▶ DIRECTIONS
Up to and including the line containing "from matplotlib.transforms import", please reproduce the lines of the listing below, starting from the top.

▶ DATA SHOWN
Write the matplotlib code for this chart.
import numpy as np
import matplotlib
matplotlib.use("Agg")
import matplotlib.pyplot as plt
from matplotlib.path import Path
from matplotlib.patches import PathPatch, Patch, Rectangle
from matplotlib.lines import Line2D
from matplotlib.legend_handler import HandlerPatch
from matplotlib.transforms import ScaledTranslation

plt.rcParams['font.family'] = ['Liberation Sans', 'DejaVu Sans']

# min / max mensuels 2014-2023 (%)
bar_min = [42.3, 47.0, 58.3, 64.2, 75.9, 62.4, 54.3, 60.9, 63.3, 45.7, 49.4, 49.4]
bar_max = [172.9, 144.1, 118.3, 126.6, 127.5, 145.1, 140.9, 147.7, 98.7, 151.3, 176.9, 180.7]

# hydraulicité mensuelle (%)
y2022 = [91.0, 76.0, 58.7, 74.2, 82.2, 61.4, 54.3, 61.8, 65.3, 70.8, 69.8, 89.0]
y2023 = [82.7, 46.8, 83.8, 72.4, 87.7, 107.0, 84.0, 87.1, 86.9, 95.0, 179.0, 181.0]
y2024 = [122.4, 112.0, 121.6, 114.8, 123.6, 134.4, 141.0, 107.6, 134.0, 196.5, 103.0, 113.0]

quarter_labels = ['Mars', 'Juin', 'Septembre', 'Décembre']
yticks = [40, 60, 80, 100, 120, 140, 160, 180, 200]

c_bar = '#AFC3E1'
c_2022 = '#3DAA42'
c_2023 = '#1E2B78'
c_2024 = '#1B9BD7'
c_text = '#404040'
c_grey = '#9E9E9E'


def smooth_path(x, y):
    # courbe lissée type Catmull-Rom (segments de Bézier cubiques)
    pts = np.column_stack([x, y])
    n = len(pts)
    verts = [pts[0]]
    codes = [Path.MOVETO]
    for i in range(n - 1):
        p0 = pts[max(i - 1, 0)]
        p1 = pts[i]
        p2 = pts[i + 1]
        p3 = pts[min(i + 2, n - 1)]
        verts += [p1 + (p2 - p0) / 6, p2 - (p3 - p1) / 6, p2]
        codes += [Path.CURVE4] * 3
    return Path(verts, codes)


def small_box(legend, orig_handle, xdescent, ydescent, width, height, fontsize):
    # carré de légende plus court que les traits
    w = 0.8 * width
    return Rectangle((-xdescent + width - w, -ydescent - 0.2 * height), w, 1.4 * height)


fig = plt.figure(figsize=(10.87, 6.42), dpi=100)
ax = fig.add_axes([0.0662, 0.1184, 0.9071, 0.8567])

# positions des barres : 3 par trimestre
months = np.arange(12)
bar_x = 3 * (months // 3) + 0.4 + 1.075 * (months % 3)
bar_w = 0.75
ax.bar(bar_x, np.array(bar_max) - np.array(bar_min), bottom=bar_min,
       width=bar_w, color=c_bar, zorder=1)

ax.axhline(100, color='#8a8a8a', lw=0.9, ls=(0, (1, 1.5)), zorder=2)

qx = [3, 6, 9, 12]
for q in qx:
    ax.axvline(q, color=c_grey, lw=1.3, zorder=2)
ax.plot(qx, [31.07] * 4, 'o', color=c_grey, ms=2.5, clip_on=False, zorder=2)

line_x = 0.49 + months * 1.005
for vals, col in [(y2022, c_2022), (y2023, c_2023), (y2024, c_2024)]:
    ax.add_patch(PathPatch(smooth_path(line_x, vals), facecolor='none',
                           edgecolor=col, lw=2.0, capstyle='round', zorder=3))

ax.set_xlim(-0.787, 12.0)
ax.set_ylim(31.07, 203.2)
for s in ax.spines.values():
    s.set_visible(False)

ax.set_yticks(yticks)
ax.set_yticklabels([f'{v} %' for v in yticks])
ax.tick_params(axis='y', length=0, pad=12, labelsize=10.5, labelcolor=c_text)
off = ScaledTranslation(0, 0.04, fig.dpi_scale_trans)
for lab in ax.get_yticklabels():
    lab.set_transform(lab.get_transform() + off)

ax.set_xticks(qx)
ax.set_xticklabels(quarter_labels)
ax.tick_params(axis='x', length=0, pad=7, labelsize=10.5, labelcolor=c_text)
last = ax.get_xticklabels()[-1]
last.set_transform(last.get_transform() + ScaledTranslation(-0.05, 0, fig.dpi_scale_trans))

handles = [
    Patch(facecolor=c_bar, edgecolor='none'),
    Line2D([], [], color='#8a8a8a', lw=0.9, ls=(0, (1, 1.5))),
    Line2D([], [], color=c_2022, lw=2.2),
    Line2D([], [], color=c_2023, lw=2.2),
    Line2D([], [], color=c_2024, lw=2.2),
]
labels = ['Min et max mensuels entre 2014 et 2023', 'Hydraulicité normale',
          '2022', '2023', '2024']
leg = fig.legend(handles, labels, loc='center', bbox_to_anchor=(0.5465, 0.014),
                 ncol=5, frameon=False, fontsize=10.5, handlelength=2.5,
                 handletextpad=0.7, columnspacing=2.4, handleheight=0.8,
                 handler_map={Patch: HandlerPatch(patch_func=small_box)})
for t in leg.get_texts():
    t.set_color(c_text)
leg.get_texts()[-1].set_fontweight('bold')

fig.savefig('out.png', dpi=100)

▶ THE RESULT
Write the matplotlib code for this chart.
import numpy as np
import matplotlib
matplotlib.use("Agg")
import matplotlib.pyplot as plt
from matplotlib.path import Path
from matplotlib.patches import PathPatch, Patch, Rectangle
from matplotlib.lines import Line2D
from matplotlib.legend_handler import HandlerPatch
from matplotlib.transforms import ScaledTranslation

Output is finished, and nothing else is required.